WHAT THIS TASK INVOLVES - Print exactly the lines below between the line containing "Reproduce this chart with D3.js." and the line containing "var data = angles.map(function(a, i)", counting both of those lines. Leave pictures out.

PROVIDED MATERIAL -
######

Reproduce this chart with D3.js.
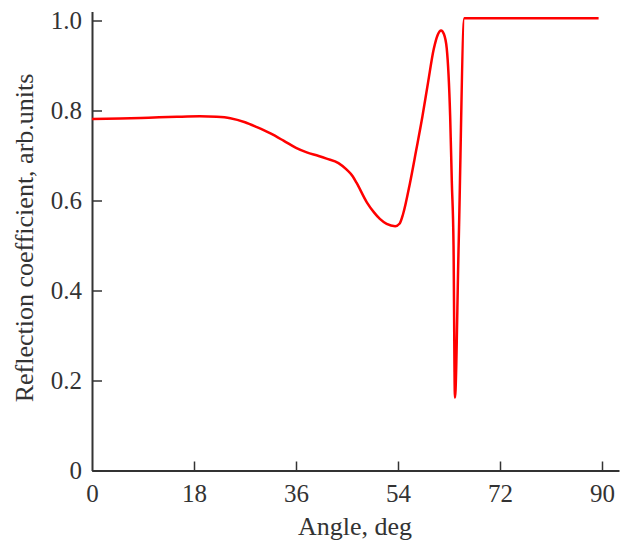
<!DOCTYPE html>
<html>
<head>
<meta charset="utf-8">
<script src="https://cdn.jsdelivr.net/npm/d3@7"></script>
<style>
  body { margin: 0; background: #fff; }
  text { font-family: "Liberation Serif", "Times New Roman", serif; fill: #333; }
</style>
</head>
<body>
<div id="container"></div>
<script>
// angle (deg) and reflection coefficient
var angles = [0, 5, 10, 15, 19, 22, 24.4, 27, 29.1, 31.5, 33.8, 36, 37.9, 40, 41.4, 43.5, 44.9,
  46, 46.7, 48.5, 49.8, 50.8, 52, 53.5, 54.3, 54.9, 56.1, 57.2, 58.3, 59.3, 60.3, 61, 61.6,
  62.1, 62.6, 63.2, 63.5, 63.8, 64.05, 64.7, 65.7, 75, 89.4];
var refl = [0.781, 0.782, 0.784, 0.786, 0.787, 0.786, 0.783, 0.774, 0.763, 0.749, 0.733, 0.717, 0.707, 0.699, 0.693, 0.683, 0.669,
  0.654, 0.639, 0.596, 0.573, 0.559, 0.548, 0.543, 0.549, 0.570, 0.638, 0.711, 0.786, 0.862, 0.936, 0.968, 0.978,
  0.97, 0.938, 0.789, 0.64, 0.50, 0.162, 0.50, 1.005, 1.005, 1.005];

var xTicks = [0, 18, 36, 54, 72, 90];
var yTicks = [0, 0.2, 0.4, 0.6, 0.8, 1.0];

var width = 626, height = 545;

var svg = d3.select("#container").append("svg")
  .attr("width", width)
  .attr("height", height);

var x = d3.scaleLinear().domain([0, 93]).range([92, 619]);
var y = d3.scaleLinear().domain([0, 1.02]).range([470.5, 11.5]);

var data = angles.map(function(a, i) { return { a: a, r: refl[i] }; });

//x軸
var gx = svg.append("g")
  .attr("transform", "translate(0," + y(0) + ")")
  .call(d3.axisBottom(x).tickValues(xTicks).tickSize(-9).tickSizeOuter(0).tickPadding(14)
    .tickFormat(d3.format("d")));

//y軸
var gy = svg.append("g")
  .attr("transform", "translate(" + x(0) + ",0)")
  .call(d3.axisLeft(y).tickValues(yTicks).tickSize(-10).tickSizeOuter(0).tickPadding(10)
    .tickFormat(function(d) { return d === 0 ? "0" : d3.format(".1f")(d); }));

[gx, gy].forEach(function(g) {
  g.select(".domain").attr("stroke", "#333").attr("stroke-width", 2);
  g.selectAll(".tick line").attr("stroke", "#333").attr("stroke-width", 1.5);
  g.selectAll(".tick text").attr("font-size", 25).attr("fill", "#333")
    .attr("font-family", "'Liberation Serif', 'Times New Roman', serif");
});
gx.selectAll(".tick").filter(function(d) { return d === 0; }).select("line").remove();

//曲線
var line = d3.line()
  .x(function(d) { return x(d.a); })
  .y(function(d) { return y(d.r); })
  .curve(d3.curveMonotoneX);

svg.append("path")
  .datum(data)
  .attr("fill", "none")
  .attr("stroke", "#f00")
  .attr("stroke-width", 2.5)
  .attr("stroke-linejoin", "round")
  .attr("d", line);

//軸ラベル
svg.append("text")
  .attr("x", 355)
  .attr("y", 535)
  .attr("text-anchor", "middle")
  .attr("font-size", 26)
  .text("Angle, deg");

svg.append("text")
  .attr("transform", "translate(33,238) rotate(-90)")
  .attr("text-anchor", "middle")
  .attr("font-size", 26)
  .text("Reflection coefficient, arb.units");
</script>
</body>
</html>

######

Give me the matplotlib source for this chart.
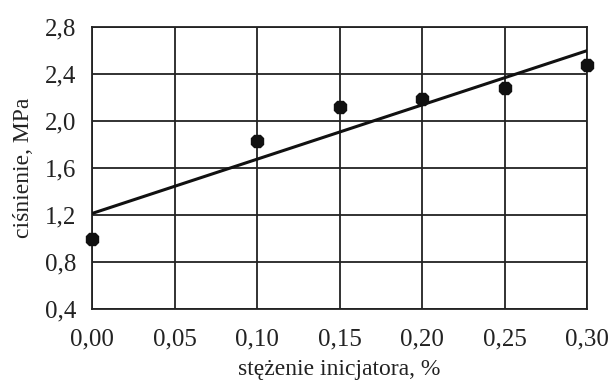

######

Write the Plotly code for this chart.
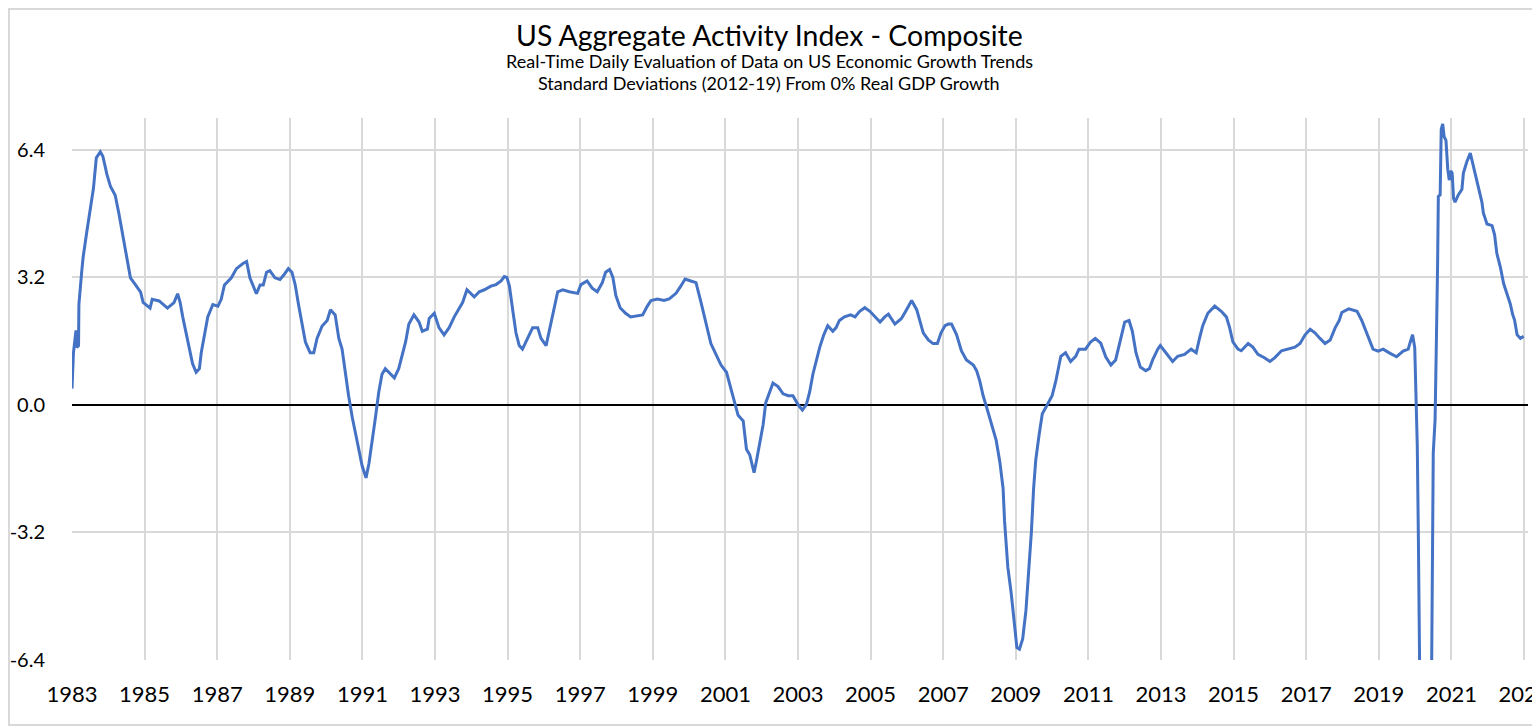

######

WRITTEN RESPONSE -
Reproduce this chart with D3.js.
<!DOCTYPE html>
<html>
<head>
<meta charset="utf-8">
<script src="https://cdn.jsdelivr.net/npm/d3@7"></script>
<style>
  body { margin: 0; background: #fff; }
  text { font-family: "Liberation Serif", "Times New Roman", serif; fill: #333; }
</style>
</head>
<body>
<div id="container"></div>
<script>
// angle (deg) and reflection coefficient
var angles = [0, 5, 10, 15, 19, 22, 24.4, 27, 29.1, 31.5, 33.8, 36, 37.9, 40, 41.4, 43.5, 44.9,
  46, 46.7, 48.5, 49.8, 50.8, 52, 53.5, 54.3, 54.9, 56.1, 57.2, 58.3, 59.3, 60.3, 61, 61.6,
  62.1, 62.6, 63.2, 63.5, 63.8, 64.05, 64.7, 65.7, 75, 89.4];
var refl = [0.781, 0.782, 0.784, 0.786, 0.787, 0.786, 0.783, 0.774, 0.763, 0.749, 0.733, 0.717, 0.707, 0.699, 0.693, 0.683, 0.669,
  0.654, 0.639, 0.596, 0.573, 0.559, 0.548, 0.543, 0.549, 0.570, 0.638, 0.711, 0.786, 0.862, 0.936, 0.968, 0.978,
  0.97, 0.938, 0.789, 0.64, 0.50, 0.162, 0.50, 1.005, 1.005, 1.005];

var xTicks = [0, 18, 36, 54, 72, 90];
var yTicks = [0, 0.2, 0.4, 0.6, 0.8, 1.0];

var width = 626, height = 545;

var svg = d3.select("#container").append("svg")
  .attr("width", width)
  .attr("height", height);

var x = d3.scaleLinear().domain([0, 93]).range([92, 619]);
var y = d3.scaleLinear().domain([0, 1.02]).range([470.5, 11.5]);

var data = angles.map(function(a, i) { return { a: a, r: refl[i] }; });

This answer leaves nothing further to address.